Fidelity's move proves the transition from crypto speculation to financial infrastructure is now real. For the past three years, stablecoins were crypto-native: used primarily for trading, yield farming, and moving money between exchanges. The companies issuing them—Circle, Paxos, Tether—were fundamentally crypto companies building for crypto customers. FIDD changes the equation. Fidelity isn't a crypto company. It's a traditional financial institution using blockchain as a settlement layer. When they issue a stablecoin, they're saying, "We think this technology solves real problems for real customers."

The distribution strategy confirms this inflection. FIDD will be available on Fidelity's own platforms first, which means millions of existing Fidelity clients get access without visiting a crypto exchange. It'll also launch on "major" cryptocurrency exchanges—Fidelity isn't naming them yet, but the intent is clear: make the token available wherever institutions and sophisticated investors already shop for stablecoins. The fact that holders can transfer FIDD to any Ethereum address means you're not locked into Fidelity's infrastructure. You can move it, trade it, use it in decentralized finance protocols, or send it peer-to-peer. Fidelity is saying stablecoins are interoperable money, not proprietary products.

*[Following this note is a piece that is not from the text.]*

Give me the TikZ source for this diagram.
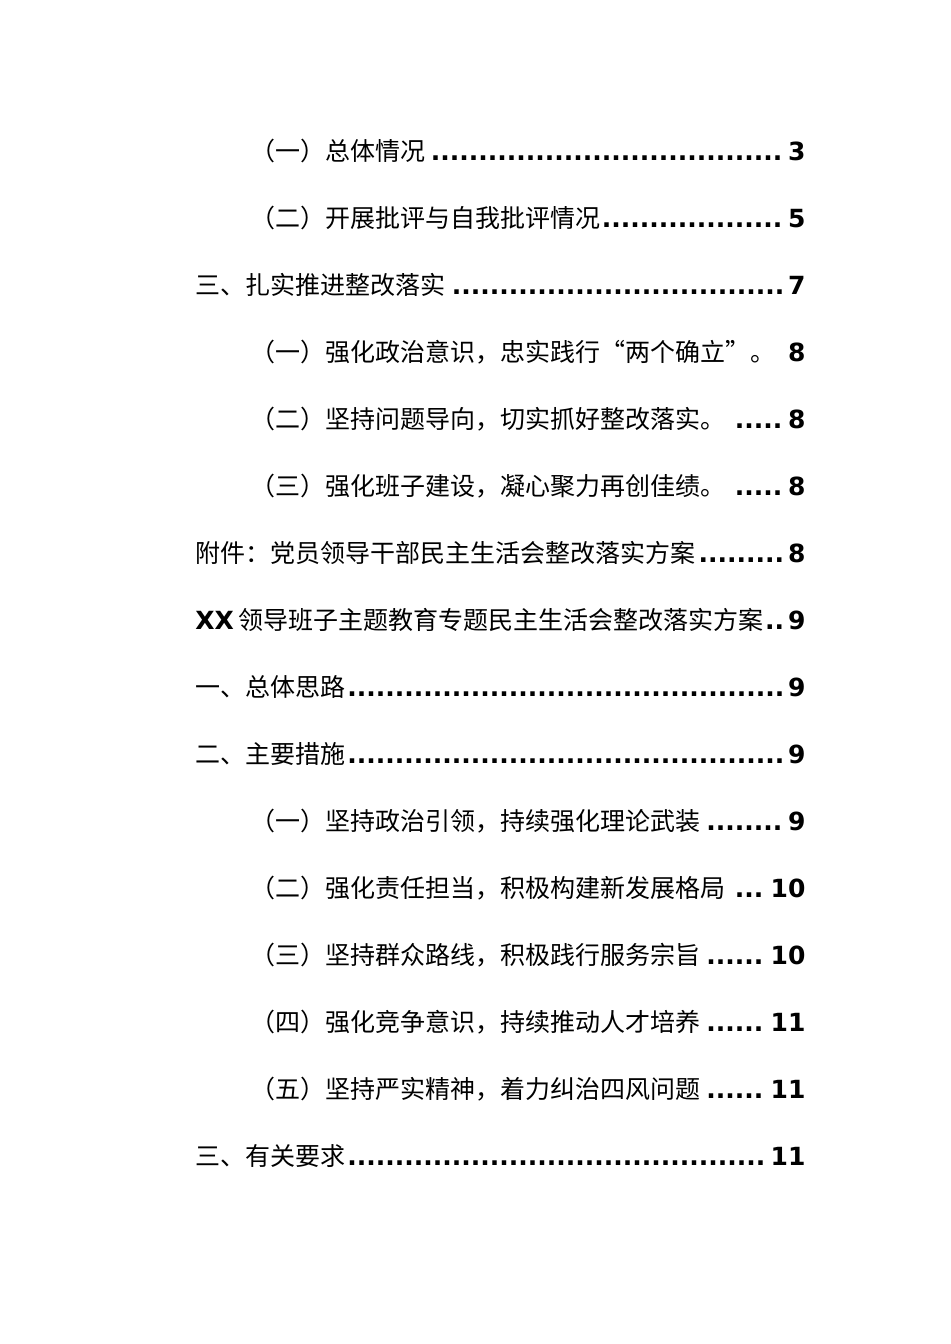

What happens next is where the inflection accelerates. When JPMorgan, Bank of America, or other tier-1 institutions see Fidelity's adoption metrics and regulatory success, the competitive pressure becomes existential. They can't ignore $1 trillion in potential stablecoin market share. The GENIUS Act framework removes the regulatory risk that was preventing them from acting. Now it becomes "Why aren't we doing this?"

The market timing is also critical. Interest rates have stabilized, making cash less attractive. Stablecoins offer something better: dollar-denominated assets that settle faster, cost less to move, and work on public blockchains. For enterprises managing cash flow across borders or managing high-volume transactions, this becomes economically rational, not speculative.

For decision-makers at financial institutions, the window to move closes fast. Fidelity just set a benchmark for how institutional stablecoins should work: full reserve backing, clear custody, regulatory compliance, and interoperability. Competitors that wait six months will be responding to Fidelity's standard, not setting their own. The early-mover advantage in stablecoins looks like it might actually materialize, but only for institutions that can execute in the next quarter.

Fidelity's move also validates the Ethereum network as institutional infrastructure. Ethereum has been waiting for this moment—a major financial institution using it for production financial services, not experimental DeFi. When the largest stablecoins by volume are all Ethereum-based and issued by tier-1 financial institutions, the narrative shifts from "Ethereum is for speculation" to "Ethereum is where institutions settle dollars." That's the infrastructure inflection point the ecosystem has been building toward.

Fidelity's FIDD launch marks the moment stablecoins transition from crypto infrastructure to financial infrastructure. For institutional decision-makers, this is the signal that stablecoin adoption is no longer optional—it's competitive necessity within 18 months. For builders, the infrastructure layer is now clear: GENIUS Act compliance + 100% reserve backing + Ethereum mainnet. For investors, watch the adoption velocity at tier-1 financial institutions over the next two quarters. If JPMorgan or Bank of America announce stablecoin programs within six months, we're in the phase shift. If they wait beyond nine months, that signals caution among traditionalists. Either way, stablecoins just crossed from speculation to infrastructure.